#### TASK REQUIREMENTS
From the entries below, reproduce exactly the lines from the one with "Output the component" through the one with "3, 0, 1, 0, 0];", both included, without images.

#### INPUT FOR THIS TASK

>>>>>

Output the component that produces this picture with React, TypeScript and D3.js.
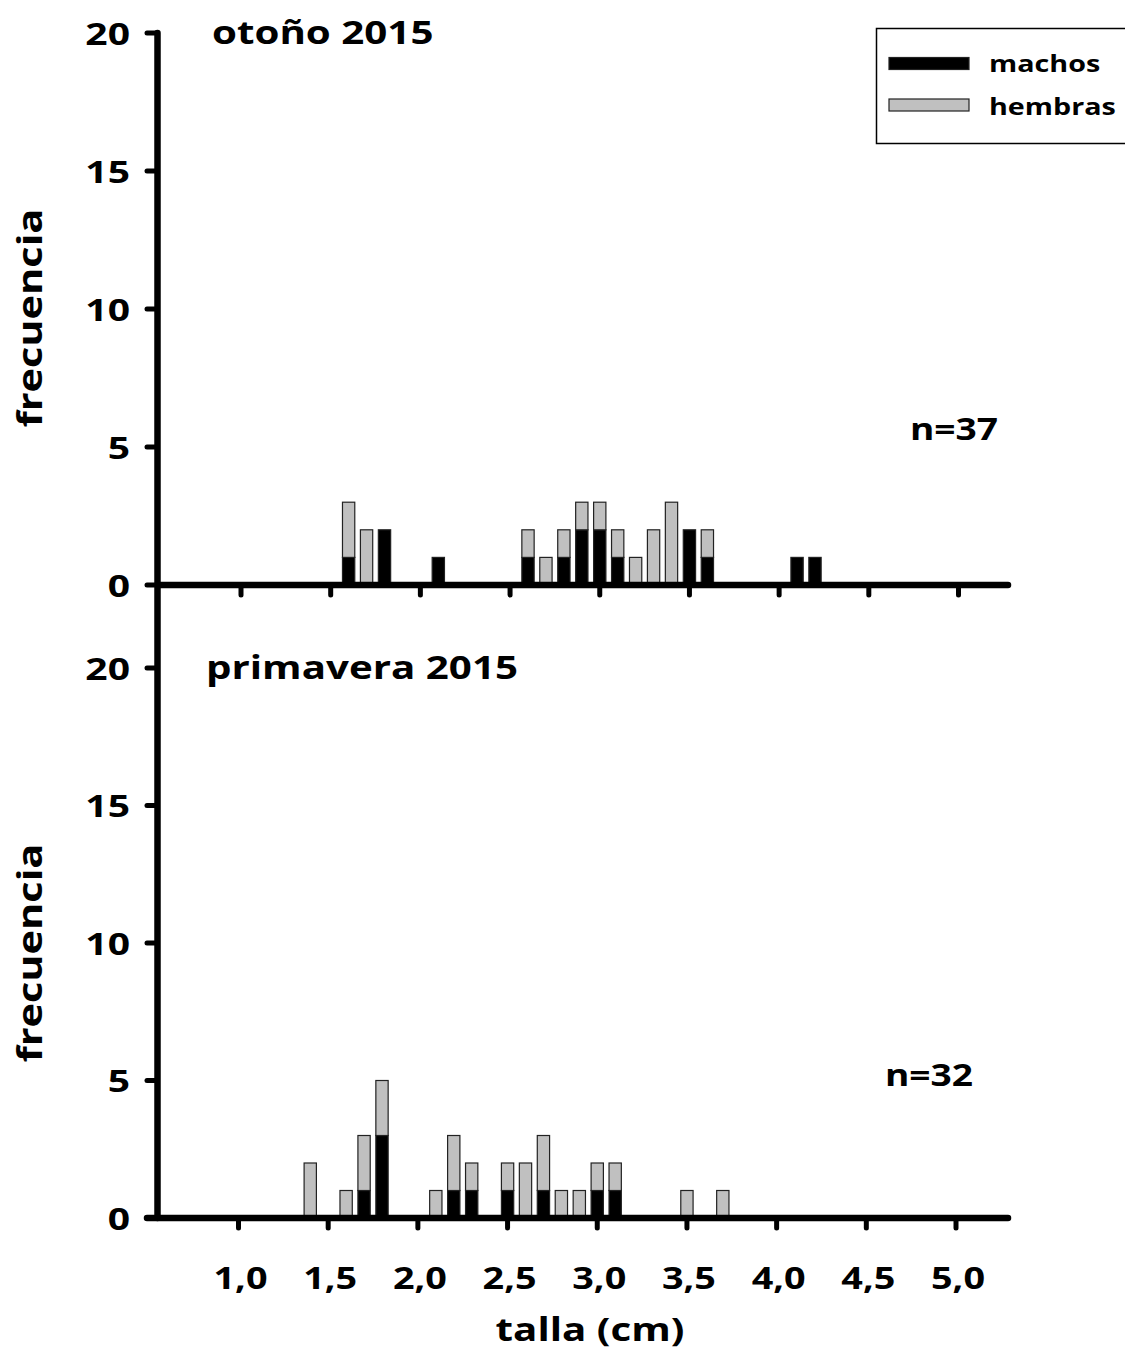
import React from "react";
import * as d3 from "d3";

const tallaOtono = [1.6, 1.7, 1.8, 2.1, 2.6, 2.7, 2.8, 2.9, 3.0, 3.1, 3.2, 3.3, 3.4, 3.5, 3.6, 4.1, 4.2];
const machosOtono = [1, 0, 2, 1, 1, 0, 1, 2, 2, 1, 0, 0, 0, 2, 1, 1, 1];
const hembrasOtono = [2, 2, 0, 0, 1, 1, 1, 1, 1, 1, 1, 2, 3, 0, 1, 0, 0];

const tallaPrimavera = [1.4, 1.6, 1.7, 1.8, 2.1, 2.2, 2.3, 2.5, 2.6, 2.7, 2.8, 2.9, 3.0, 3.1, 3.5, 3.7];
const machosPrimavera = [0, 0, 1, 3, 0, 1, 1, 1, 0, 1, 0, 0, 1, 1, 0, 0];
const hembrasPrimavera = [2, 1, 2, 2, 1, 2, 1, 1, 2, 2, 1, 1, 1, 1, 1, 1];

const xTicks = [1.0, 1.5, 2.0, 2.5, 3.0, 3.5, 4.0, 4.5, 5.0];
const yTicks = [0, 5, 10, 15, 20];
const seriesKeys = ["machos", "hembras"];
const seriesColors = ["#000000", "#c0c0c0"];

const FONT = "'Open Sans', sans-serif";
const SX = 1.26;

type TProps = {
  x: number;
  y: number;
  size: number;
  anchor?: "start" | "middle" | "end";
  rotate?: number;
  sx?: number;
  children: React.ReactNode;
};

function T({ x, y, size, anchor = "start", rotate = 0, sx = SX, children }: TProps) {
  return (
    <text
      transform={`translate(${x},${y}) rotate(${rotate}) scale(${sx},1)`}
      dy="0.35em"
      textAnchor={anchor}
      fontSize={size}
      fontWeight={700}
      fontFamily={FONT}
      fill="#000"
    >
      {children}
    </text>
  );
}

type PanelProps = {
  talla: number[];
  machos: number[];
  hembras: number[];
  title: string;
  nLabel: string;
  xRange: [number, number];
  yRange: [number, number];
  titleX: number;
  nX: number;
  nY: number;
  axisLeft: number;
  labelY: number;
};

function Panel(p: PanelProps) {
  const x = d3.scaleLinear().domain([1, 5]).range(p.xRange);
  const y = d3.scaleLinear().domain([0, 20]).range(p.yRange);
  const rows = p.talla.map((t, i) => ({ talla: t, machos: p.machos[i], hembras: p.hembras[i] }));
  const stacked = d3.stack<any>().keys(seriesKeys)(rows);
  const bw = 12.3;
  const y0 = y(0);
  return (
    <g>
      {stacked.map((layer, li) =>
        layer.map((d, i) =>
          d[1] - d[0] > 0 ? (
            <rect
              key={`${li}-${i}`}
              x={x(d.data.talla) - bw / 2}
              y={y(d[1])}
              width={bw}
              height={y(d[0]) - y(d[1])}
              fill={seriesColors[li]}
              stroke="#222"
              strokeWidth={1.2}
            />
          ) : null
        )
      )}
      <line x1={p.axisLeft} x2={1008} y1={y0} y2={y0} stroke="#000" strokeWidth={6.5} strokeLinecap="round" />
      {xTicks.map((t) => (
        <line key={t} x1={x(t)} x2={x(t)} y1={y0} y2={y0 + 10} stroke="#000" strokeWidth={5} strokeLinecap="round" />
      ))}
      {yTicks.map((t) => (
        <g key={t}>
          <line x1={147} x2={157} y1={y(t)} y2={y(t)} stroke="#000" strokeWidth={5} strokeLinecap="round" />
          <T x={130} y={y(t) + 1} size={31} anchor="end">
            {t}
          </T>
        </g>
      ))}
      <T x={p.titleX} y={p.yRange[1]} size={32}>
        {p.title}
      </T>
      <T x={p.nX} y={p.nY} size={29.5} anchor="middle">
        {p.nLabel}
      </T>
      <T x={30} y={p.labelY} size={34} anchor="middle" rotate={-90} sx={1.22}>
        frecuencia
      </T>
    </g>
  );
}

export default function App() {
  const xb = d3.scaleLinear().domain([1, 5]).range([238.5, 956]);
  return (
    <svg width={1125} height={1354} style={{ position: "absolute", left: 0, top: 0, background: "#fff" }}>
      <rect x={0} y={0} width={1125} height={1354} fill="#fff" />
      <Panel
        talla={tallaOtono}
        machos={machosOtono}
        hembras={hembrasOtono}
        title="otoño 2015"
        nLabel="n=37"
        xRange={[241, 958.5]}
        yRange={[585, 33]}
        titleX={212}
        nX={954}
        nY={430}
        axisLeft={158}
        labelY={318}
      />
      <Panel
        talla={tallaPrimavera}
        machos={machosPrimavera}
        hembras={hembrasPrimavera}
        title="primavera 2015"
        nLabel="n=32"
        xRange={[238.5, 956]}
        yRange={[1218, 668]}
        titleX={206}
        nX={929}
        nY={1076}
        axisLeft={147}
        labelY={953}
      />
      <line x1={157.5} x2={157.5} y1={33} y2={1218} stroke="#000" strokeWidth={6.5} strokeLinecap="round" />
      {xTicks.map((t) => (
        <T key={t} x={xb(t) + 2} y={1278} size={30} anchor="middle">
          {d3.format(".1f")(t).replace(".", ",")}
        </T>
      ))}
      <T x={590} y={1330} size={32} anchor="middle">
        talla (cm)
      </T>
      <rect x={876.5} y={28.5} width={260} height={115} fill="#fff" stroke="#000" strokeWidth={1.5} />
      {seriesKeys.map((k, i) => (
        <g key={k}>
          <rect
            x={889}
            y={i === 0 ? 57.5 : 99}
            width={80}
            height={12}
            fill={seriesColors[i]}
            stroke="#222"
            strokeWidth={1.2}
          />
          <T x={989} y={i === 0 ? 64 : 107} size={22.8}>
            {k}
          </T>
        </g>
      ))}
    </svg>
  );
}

<<<<<
>>>>>

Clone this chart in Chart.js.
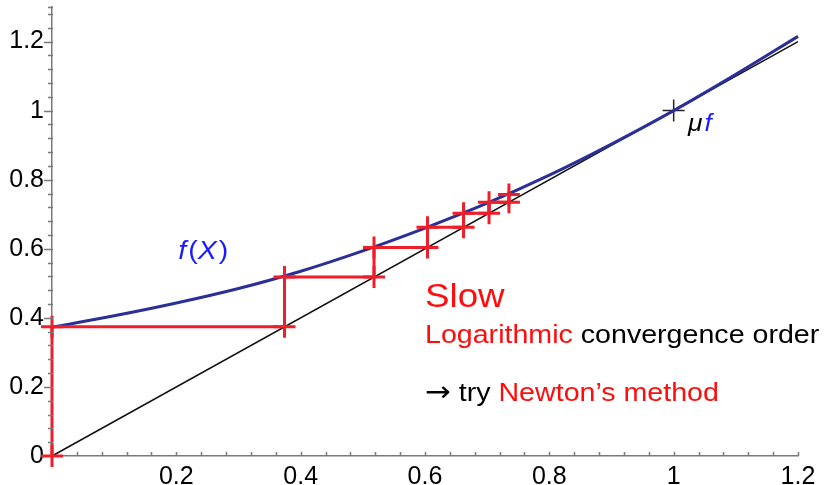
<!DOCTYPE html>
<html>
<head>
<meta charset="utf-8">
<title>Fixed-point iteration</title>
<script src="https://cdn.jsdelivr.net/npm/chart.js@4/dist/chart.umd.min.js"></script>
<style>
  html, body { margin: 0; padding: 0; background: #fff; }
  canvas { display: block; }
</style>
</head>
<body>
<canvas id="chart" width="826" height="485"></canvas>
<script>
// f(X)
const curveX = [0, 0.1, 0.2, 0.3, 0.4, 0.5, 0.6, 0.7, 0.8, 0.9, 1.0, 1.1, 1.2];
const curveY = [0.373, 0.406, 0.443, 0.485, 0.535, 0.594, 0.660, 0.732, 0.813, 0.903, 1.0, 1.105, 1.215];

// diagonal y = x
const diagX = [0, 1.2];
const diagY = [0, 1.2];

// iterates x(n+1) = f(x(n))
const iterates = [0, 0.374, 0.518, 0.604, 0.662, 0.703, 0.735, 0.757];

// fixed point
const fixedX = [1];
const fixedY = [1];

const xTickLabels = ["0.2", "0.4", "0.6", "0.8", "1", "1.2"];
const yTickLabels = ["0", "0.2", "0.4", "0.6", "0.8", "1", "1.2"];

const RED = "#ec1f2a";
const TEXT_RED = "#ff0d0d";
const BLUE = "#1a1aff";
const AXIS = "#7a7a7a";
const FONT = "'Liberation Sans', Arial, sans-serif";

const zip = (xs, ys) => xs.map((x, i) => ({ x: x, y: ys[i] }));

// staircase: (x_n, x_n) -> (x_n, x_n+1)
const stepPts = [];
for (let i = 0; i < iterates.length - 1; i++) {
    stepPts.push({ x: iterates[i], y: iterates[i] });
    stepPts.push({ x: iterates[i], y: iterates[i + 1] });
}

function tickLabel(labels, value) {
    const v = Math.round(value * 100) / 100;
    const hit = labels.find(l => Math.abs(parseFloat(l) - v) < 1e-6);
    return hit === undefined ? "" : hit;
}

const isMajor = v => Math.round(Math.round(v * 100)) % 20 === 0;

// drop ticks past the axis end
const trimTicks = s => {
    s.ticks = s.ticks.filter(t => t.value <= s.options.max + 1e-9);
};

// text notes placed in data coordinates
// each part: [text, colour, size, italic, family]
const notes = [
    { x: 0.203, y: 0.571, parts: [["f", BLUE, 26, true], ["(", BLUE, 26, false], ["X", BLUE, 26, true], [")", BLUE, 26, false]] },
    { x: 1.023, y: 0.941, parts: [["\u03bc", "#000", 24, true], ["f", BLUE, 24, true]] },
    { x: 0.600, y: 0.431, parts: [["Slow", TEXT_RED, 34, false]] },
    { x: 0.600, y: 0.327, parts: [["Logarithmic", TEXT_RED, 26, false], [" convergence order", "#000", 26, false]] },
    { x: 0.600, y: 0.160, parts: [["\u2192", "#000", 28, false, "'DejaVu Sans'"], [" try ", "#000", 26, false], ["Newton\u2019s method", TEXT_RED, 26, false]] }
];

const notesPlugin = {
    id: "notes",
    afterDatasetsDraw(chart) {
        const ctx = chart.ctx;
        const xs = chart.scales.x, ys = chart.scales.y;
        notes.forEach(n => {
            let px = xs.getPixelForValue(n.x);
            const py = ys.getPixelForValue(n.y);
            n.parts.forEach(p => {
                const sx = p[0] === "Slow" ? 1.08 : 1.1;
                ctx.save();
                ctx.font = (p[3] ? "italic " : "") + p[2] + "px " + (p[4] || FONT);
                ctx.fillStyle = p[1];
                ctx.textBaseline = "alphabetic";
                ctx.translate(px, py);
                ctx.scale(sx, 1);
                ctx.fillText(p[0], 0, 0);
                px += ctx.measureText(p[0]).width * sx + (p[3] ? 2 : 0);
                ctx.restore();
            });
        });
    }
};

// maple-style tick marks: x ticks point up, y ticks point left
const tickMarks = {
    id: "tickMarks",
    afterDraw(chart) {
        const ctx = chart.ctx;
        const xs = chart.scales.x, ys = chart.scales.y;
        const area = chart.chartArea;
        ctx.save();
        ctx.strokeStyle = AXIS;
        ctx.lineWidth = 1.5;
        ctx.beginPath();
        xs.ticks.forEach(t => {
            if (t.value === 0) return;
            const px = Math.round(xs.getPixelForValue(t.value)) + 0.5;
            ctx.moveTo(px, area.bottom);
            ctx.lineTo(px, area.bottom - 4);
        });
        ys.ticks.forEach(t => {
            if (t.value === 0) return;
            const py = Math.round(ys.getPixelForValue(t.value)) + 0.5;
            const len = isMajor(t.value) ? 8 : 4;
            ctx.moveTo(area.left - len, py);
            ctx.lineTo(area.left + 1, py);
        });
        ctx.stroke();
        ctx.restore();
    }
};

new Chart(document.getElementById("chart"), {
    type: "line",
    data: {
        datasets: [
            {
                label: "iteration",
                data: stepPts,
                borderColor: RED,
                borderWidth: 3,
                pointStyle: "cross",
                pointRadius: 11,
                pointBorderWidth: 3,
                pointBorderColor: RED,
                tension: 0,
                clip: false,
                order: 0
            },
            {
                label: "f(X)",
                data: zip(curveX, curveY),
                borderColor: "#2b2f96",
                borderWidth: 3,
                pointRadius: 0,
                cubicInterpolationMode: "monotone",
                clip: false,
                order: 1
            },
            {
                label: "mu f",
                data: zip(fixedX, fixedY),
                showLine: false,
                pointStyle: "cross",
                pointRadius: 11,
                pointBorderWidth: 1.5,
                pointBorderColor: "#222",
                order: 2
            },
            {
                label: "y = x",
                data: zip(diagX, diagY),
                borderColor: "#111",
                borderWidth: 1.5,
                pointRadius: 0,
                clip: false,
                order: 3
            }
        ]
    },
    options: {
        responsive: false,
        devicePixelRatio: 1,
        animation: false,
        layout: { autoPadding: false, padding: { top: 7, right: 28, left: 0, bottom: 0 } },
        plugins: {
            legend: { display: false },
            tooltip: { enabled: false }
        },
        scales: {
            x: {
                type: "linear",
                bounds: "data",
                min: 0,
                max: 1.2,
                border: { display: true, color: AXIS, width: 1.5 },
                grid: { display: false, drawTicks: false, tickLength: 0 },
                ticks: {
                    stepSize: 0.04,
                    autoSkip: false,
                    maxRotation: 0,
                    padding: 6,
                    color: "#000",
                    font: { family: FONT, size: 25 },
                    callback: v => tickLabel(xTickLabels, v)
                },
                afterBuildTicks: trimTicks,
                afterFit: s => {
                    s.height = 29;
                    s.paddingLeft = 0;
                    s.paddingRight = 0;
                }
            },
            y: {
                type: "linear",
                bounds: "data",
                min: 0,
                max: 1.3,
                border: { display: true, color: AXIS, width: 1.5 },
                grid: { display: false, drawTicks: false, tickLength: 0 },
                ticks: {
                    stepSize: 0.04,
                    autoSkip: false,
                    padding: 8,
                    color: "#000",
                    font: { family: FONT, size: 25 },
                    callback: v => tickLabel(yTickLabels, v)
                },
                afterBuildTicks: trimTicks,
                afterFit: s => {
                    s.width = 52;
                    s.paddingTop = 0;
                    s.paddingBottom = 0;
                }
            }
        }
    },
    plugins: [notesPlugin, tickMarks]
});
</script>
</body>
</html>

<<<<<
>>>>>

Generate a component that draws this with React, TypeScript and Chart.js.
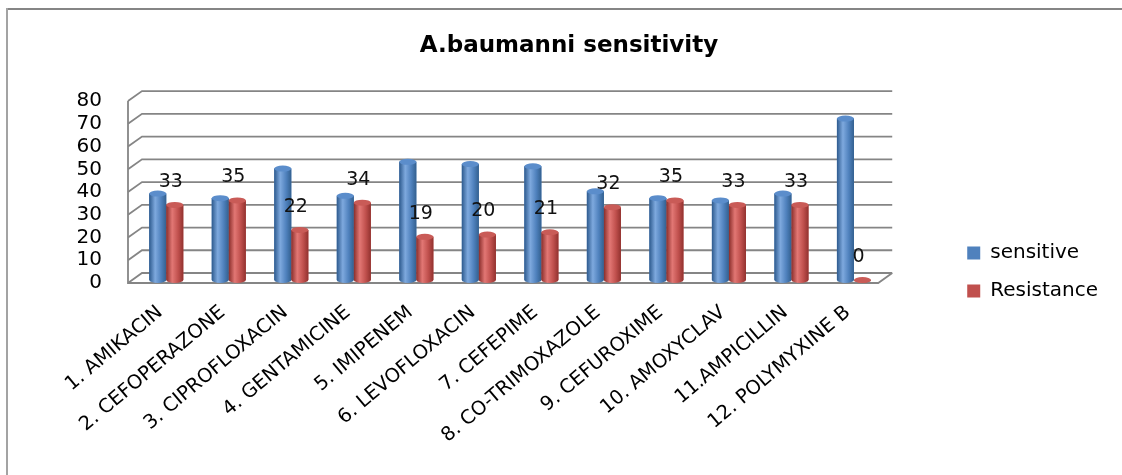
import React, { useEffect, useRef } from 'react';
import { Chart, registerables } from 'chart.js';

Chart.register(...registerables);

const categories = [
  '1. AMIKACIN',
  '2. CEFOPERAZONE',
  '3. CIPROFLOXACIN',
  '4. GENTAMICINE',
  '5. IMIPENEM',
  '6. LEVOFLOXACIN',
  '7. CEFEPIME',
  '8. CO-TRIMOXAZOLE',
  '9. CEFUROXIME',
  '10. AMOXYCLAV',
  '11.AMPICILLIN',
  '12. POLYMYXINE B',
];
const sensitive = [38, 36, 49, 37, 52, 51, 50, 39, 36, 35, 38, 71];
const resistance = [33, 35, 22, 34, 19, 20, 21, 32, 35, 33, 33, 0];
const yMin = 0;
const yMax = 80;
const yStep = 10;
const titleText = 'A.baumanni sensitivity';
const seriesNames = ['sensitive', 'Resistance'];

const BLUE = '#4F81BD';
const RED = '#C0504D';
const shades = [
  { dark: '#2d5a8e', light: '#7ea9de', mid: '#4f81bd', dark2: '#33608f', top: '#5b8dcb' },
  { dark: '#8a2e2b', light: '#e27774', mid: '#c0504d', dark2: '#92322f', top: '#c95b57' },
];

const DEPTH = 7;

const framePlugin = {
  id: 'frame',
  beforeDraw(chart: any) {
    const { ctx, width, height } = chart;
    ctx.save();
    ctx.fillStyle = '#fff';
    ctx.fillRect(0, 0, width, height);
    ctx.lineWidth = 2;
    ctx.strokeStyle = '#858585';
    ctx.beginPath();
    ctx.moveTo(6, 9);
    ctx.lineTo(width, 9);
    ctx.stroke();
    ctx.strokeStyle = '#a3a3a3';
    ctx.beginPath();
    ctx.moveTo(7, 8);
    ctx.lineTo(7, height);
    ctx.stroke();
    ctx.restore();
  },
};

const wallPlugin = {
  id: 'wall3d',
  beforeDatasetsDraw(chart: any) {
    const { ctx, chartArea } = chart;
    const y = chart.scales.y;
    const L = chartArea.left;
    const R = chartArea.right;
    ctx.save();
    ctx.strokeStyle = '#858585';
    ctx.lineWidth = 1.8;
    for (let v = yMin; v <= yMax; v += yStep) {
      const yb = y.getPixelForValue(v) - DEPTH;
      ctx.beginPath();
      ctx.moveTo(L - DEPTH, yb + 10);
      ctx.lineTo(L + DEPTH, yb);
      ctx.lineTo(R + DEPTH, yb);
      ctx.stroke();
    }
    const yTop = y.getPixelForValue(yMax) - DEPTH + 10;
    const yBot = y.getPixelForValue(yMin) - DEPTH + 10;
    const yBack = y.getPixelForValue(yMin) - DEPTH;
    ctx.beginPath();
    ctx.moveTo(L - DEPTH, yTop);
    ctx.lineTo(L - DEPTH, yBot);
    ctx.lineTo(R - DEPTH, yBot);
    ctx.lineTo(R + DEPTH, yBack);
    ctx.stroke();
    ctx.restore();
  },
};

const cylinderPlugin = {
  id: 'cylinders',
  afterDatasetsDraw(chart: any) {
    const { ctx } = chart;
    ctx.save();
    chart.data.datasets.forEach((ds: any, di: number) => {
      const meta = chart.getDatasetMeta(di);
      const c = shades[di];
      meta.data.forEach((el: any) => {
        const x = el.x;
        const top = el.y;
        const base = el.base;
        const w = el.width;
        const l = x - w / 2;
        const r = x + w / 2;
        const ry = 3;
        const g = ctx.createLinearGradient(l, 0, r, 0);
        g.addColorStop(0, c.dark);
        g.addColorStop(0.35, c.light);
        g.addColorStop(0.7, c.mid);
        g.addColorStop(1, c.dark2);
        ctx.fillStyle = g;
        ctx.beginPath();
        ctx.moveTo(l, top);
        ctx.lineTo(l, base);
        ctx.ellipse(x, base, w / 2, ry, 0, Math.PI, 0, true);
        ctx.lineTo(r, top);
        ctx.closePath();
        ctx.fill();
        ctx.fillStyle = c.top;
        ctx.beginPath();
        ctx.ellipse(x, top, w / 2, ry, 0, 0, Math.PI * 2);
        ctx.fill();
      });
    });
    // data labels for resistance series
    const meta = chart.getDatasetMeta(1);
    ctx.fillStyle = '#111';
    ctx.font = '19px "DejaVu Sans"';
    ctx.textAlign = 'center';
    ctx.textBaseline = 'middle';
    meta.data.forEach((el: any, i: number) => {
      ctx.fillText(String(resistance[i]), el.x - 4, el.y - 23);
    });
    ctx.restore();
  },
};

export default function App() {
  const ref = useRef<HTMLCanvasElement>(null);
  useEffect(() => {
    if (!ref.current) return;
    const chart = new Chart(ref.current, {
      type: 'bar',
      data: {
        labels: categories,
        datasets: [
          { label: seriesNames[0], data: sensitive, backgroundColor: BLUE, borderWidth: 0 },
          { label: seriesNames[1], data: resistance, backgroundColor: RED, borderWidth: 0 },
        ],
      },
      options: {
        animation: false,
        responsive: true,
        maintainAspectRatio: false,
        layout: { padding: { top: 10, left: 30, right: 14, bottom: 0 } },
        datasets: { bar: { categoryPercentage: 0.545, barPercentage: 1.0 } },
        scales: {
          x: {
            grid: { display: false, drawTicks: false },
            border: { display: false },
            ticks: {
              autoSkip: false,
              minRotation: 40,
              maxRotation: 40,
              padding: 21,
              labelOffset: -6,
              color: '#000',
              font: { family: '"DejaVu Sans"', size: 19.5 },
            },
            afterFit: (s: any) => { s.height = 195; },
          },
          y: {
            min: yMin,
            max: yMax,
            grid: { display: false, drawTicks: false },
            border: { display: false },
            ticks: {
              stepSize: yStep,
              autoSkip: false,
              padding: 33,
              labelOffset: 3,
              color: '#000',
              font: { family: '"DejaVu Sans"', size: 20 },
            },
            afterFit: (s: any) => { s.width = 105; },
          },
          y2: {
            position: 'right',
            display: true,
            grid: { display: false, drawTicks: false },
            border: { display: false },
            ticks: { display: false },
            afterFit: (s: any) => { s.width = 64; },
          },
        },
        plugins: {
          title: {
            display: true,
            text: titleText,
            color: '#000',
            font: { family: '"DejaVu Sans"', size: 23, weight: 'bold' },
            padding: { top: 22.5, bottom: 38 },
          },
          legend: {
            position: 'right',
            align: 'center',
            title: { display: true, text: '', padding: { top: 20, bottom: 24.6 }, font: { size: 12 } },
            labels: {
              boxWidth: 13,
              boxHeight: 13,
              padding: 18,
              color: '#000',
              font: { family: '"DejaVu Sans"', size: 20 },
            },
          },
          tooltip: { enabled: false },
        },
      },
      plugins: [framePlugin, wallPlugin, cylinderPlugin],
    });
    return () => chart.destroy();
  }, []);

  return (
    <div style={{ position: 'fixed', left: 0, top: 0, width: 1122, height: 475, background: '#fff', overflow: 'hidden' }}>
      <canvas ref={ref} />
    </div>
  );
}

<<<<<

#### WRITTEN SOLUTION
Output the component that produces this picture with React, TypeScript and D3.js.
import React from "react";
import * as d3 from "d3";

const tallaOtono = [1.6, 1.7, 1.8, 2.1, 2.6, 2.7, 2.8, 2.9, 3.0, 3.1, 3.2, 3.3, 3.4, 3.5, 3.6, 4.1, 4.2];
const machosOtono = [1, 0, 2, 1, 1, 0, 1, 2, 2, 1, 0, 0, 0, 2, 1, 1, 1];
const hembrasOtono = [2, 2, 0, 0, 1, 1, 1, 1, 1, 1, 1, 2, 3, 0, 1, 0, 0];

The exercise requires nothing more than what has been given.